Give back the full listing, character for character, with no pictures.
--- BEGIN Data segment ---
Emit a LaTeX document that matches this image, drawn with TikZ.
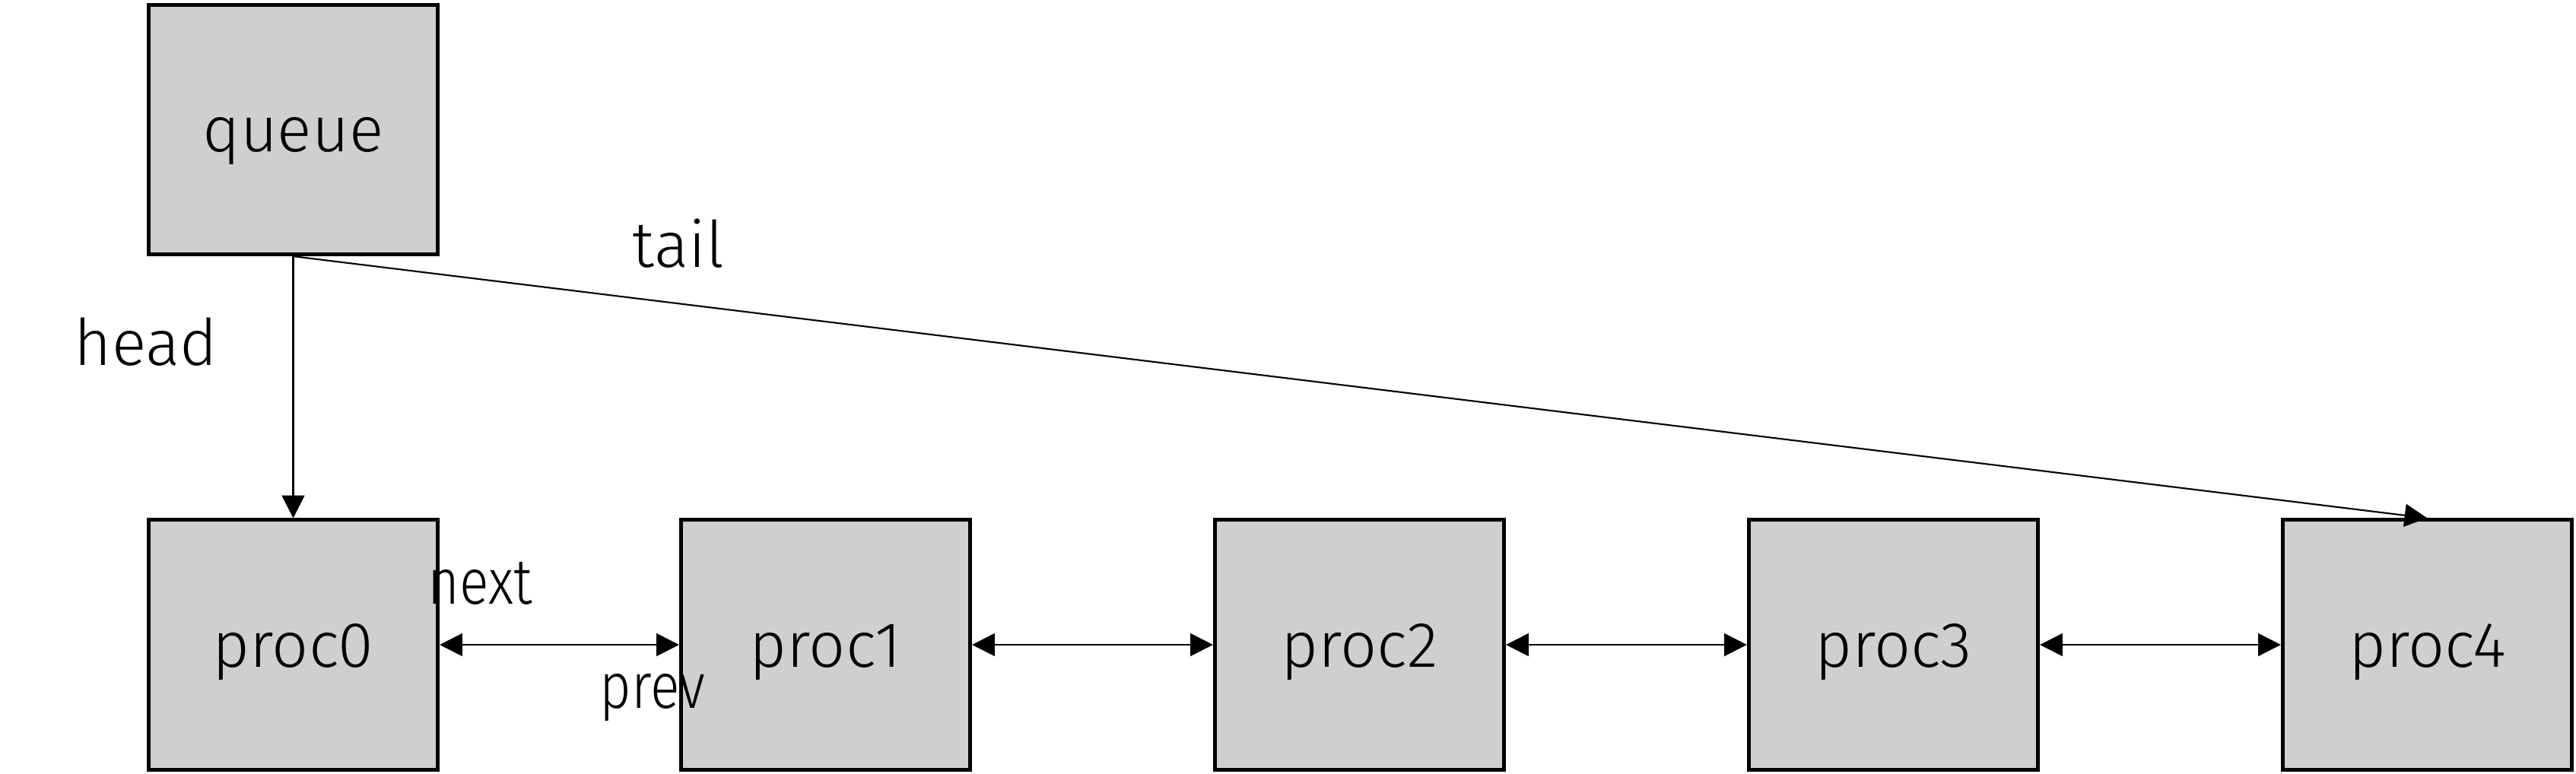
\documentclass[tikz,border=0pt]{standalone}
\usepackage{fontspec}
\setmainfont{Fira Sans Light}
\usetikzlibrary{arrows.meta}
\begin{document}
\begin{tikzpicture}[x=0.01cm,y=-0.01cm,
  box/.style={draw=black,line width=1.4pt,fill={rgb,255:red,208;green,206;blue,207},minimum width=3.8cm,minimum height=3.28cm,inner sep=0pt,text height=0.58cm,text depth=0cm,font=\fontsize{24}{29}\selectfont},
  lbl/.style={inner sep=0pt,font=\fontsize{24}{29}\selectfont},
  conn/.style={line width=0.6pt,-{Triangle[length=8.5pt,width=8.5pt]}},
  dconn/.style={line width=0.6pt,{Triangle[length=8.5pt,width=8.5pt]}-{Triangle[length=8.5pt,width=8.5pt]}}]
\useasboundingbox (0,0) rectangle (3387,1017);
\node[box] (queue) at (385.5,170.5) {queue};
\node[box] (p0) at (385.5,848) {proc0};
\node[box] (p1) at (1085.5,848) {proc1};
\node[box] (p2) at (1787.5,848) {proc2};
\node[box] (p3) at (2489.5,848) {proc3};
\node[box] (p4) at (3191.5,848) {proc4};
\draw[conn] (queue.south) -- (p0.north);
\draw[conn] (queue.south) -- (p4.north);
\draw[dconn] (p0.east) -- (p1.west);
\draw[dconn] (p1.east) -- (p2.west);
\draw[dconn] (p2.east) -- (p3.west);
\draw[dconn] (p3.east) -- (p4.west);
\node[lbl] (head) at (192,450) {head};
\node[lbl] (tail) at (892,320) {tail};
\node[lbl,xscale=0.85] (next) at (631,767) {next};
\node[lbl,xscale=0.85] (prev) at (858,918) {prev};
\end{tikzpicture}
\end{document}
--- END Data segment ---
*Output for this task*
Emit a LaTeX document that matches this image, drawn with TikZ.
\documentclass[tikz,border=0pt]{standalone}
\usepackage{fontspec}
\setmainfont{Fira Sans Light}
\usetikzlibrary{arrows.meta}
\begin{document}
\begin{tikzpicture}[x=0.01cm,y=-0.01cm,
  box/.style={draw=black,line width=1.4pt,fill={rgb,255:red,208;green,206;blue,207},minimum width=3.8cm,minimum height=3.28cm,inner sep=0pt,text height=0.58cm,text depth=0cm,font=\fontsize{24}{29}\selectfont},
  lbl/.style={inner sep=0pt,font=\fontsize{24}{29}\selectfont},
  conn/.style={line width=0.6pt,-{Triangle[length=8.5pt,width=8.5pt]}},
  dconn/.style={line width=0.6pt,{Triangle[length=8.5pt,width=8.5pt]}-{Triangle[length=8.5pt,width=8.5pt]}}]
\useasboundingbox (0,0) rectangle (3387,1017);
\node[box] (queue) at (385.5,170.5) {queue};
\node[box] (p0) at (385.5,848) {proc0};
\node[box] (p1) at (1085.5,848) {proc1};
\node[box] (p2) at (1787.5,848) {proc2};
\node[box] (p3) at (2489.5,848) {proc3};
\node[box] (p4) at (3191.5,848) {proc4};
\draw[conn] (queue.south) -- (p0.north);
\draw[conn] (queue.south) -- (p4.north);
\draw[dconn] (p0.east) -- (p1.west);
\draw[dconn] (p1.east) -- (p2.west);
\draw[dconn] (p2.east) -- (p3.west);
\draw[dconn] (p3.east) -- (p4.west);
\node[lbl] (head) at (192,450) {head};
\node[lbl] (tail) at (892,320) {tail};
\node[lbl,xscale=0.85] (next) at (631,767) {next};
\node[lbl,xscale=0.85] (prev) at (858,918) {prev};
\end{tikzpicture}
\end{document}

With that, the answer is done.